# Exercise aim
All of the material below is to be restated word for word, apart from the pictures.
* START Data shown *
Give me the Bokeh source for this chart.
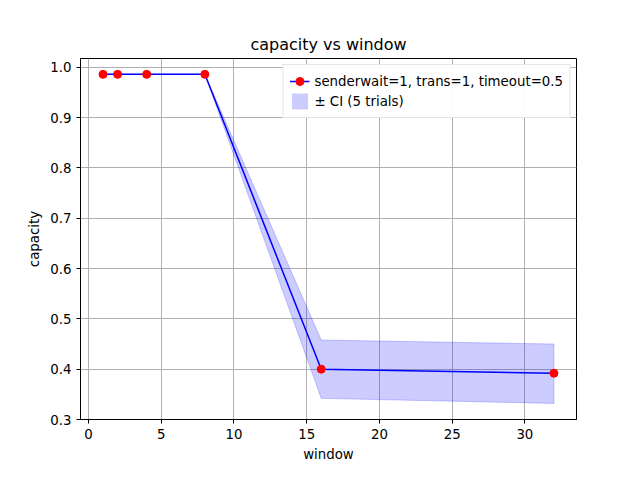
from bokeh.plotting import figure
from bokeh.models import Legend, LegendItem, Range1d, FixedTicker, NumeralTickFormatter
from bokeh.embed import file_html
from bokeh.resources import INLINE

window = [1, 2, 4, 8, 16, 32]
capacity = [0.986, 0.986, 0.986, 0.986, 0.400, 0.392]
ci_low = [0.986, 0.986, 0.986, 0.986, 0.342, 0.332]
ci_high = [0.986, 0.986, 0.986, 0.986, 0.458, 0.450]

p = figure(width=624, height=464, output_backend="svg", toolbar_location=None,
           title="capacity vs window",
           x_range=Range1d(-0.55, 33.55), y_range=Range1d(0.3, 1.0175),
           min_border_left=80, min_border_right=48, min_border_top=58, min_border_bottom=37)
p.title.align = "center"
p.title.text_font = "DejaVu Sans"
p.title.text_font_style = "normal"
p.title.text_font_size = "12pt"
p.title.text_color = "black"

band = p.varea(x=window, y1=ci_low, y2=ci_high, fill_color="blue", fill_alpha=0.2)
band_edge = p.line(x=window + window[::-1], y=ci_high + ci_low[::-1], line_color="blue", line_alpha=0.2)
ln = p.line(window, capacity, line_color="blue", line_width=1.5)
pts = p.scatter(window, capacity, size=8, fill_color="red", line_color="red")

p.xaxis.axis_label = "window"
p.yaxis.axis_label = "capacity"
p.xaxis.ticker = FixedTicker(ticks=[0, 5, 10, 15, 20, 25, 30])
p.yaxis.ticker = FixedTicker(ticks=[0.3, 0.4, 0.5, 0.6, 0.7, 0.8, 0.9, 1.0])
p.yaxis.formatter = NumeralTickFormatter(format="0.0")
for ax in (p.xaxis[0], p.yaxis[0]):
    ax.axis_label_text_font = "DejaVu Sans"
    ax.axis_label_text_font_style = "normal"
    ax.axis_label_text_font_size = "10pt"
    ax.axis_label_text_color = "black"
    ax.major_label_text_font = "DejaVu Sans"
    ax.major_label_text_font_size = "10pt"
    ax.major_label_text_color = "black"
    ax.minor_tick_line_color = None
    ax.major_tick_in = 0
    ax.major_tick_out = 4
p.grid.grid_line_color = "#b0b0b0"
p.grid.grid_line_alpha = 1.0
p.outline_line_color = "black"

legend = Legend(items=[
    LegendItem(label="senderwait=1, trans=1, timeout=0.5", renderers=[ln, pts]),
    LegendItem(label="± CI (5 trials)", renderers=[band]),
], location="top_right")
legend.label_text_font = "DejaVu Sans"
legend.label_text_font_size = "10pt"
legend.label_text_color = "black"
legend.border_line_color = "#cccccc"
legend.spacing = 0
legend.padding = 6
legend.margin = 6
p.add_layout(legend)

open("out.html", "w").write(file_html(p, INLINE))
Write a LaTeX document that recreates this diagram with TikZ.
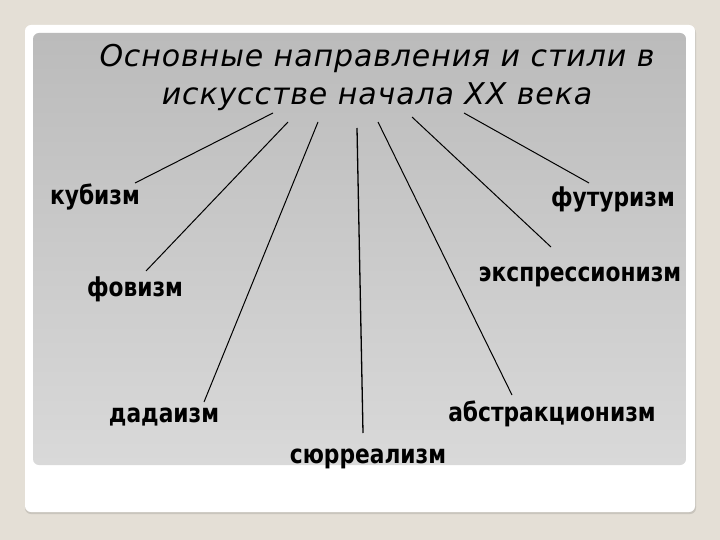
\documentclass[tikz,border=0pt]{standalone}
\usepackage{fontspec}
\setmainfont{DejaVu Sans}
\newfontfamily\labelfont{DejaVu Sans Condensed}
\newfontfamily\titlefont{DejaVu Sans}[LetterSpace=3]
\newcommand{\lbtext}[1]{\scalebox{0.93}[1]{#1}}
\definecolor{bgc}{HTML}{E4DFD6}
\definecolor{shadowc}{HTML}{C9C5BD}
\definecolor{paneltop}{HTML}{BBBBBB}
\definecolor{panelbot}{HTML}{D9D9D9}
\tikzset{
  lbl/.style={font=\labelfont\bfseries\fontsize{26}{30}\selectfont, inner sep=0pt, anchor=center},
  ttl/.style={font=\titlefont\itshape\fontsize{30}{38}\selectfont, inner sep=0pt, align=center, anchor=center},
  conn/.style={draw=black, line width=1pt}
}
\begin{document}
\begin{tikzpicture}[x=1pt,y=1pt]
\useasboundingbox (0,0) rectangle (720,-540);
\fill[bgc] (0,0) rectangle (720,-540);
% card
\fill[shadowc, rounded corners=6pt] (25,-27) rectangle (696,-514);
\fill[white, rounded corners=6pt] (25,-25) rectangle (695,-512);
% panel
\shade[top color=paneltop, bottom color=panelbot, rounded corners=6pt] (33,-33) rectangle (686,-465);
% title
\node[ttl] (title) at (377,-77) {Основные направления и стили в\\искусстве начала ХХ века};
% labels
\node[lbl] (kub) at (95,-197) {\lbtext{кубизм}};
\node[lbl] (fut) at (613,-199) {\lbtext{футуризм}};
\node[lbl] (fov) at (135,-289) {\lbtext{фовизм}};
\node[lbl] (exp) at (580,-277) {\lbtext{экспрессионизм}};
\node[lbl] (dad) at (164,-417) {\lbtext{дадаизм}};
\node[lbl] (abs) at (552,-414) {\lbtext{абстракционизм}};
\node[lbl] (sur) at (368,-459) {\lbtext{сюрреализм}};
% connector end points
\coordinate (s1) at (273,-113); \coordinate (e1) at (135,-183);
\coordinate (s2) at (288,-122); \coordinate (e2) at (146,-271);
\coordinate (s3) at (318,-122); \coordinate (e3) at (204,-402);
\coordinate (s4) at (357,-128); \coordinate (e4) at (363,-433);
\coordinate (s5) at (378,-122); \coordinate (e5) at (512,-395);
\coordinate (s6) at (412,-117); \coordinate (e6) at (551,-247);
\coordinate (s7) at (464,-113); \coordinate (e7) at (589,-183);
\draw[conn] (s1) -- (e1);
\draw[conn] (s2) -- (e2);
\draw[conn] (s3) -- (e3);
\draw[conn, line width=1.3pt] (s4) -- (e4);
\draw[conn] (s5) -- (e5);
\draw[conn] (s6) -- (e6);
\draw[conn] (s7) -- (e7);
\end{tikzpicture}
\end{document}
* END Data shown *
# Final answer
Give me the Bokeh source for this chart.
from bokeh.plotting import figure
from bokeh.models import Legend, LegendItem, Range1d, FixedTicker, NumeralTickFormatter
from bokeh.embed import file_html
from bokeh.resources import INLINE

window = [1, 2, 4, 8, 16, 32]
capacity = [0.986, 0.986, 0.986, 0.986, 0.400, 0.392]
ci_low = [0.986, 0.986, 0.986, 0.986, 0.342, 0.332]
ci_high = [0.986, 0.986, 0.986, 0.986, 0.458, 0.450]

p = figure(width=624, height=464, output_backend="svg", toolbar_location=None,
           title="capacity vs window",
           x_range=Range1d(-0.55, 33.55), y_range=Range1d(0.3, 1.0175),
           min_border_left=80, min_border_right=48, min_border_top=58, min_border_bottom=37)
p.title.align = "center"
p.title.text_font = "DejaVu Sans"
p.title.text_font_style = "normal"
p.title.text_font_size = "12pt"
p.title.text_color = "black"

band = p.varea(x=window, y1=ci_low, y2=ci_high, fill_color="blue", fill_alpha=0.2)
band_edge = p.line(x=window + window[::-1], y=ci_high + ci_low[::-1], line_color="blue", line_alpha=0.2)
ln = p.line(window, capacity, line_color="blue", line_width=1.5)
pts = p.scatter(window, capacity, size=8, fill_color="red", line_color="red")

p.xaxis.axis_label = "window"
p.yaxis.axis_label = "capacity"
p.xaxis.ticker = FixedTicker(ticks=[0, 5, 10, 15, 20, 25, 30])
p.yaxis.ticker = FixedTicker(ticks=[0.3, 0.4, 0.5, 0.6, 0.7, 0.8, 0.9, 1.0])
p.yaxis.formatter = NumeralTickFormatter(format="0.0")
for ax in (p.xaxis[0], p.yaxis[0]):
    ax.axis_label_text_font = "DejaVu Sans"
    ax.axis_label_text_font_style = "normal"
    ax.axis_label_text_font_size = "10pt"
    ax.axis_label_text_color = "black"
    ax.major_label_text_font = "DejaVu Sans"
    ax.major_label_text_font_size = "10pt"
    ax.major_label_text_color = "black"
    ax.minor_tick_line_color = None
    ax.major_tick_in = 0
    ax.major_tick_out = 4
p.grid.grid_line_color = "#b0b0b0"
p.grid.grid_line_alpha = 1.0
p.outline_line_color = "black"

legend = Legend(items=[
    LegendItem(label="senderwait=1, trans=1, timeout=0.5", renderers=[ln, pts]),
    LegendItem(label="± CI (5 trials)", renderers=[band]),
], location="top_right")
legend.label_text_font = "DejaVu Sans"
legend.label_text_font_size = "10pt"
legend.label_text_color = "black"
legend.border_line_color = "#cccccc"
legend.spacing = 0
legend.padding = 6
legend.margin = 6
p.add_layout(legend)

open("out.html", "w").write(file_html(p, INLINE))
Write a LaTeX document that recreates this diagram with TikZ.
\documentclass[tikz,border=0pt]{standalone}
\usepackage{fontspec}
\setmainfont{DejaVu Sans}
\newfontfamily\labelfont{DejaVu Sans Condensed}
\newfontfamily\titlefont{DejaVu Sans}[LetterSpace=3]
\newcommand{\lbtext}[1]{\scalebox{0.93}[1]{#1}}
\definecolor{bgc}{HTML}{E4DFD6}
\definecolor{shadowc}{HTML}{C9C5BD}
\definecolor{paneltop}{HTML}{BBBBBB}
\definecolor{panelbot}{HTML}{D9D9D9}
\tikzset{
  lbl/.style={font=\labelfont\bfseries\fontsize{26}{30}\selectfont, inner sep=0pt, anchor=center},
  ttl/.style={font=\titlefont\itshape\fontsize{30}{38}\selectfont, inner sep=0pt, align=center, anchor=center},
  conn/.style={draw=black, line width=1pt}
}
\begin{document}
\begin{tikzpicture}[x=1pt,y=1pt]
\useasboundingbox (0,0) rectangle (720,-540);
\fill[bgc] (0,0) rectangle (720,-540);
% card
\fill[shadowc, rounded corners=6pt] (25,-27) rectangle (696,-514);
\fill[white, rounded corners=6pt] (25,-25) rectangle (695,-512);
% panel
\shade[top color=paneltop, bottom color=panelbot, rounded corners=6pt] (33,-33) rectangle (686,-465);
% title
\node[ttl] (title) at (377,-77) {Основные направления и стили в\\искусстве начала ХХ века};
% labels
\node[lbl] (kub) at (95,-197) {\lbtext{кубизм}};
\node[lbl] (fut) at (613,-199) {\lbtext{футуризм}};
\node[lbl] (fov) at (135,-289) {\lbtext{фовизм}};
\node[lbl] (exp) at (580,-277) {\lbtext{экспрессионизм}};
\node[lbl] (dad) at (164,-417) {\lbtext{дадаизм}};
\node[lbl] (abs) at (552,-414) {\lbtext{абстракционизм}};
\node[lbl] (sur) at (368,-459) {\lbtext{сюрреализм}};
% connector end points
\coordinate (s1) at (273,-113); \coordinate (e1) at (135,-183);
\coordinate (s2) at (288,-122); \coordinate (e2) at (146,-271);
\coordinate (s3) at (318,-122); \coordinate (e3) at (204,-402);
\coordinate (s4) at (357,-128); \coordinate (e4) at (363,-433);
\coordinate (s5) at (378,-122); \coordinate (e5) at (512,-395);
\coordinate (s6) at (412,-117); \coordinate (e6) at (551,-247);
\coordinate (s7) at (464,-113); \coordinate (e7) at (589,-183);
\draw[conn] (s1) -- (e1);
\draw[conn] (s2) -- (e2);
\draw[conn] (s3) -- (e3);
\draw[conn, line width=1.3pt] (s4) -- (e4);
\draw[conn] (s5) -- (e5);
\draw[conn] (s6) -- (e6);
\draw[conn] (s7) -- (e7);
\end{tikzpicture}
\end{document}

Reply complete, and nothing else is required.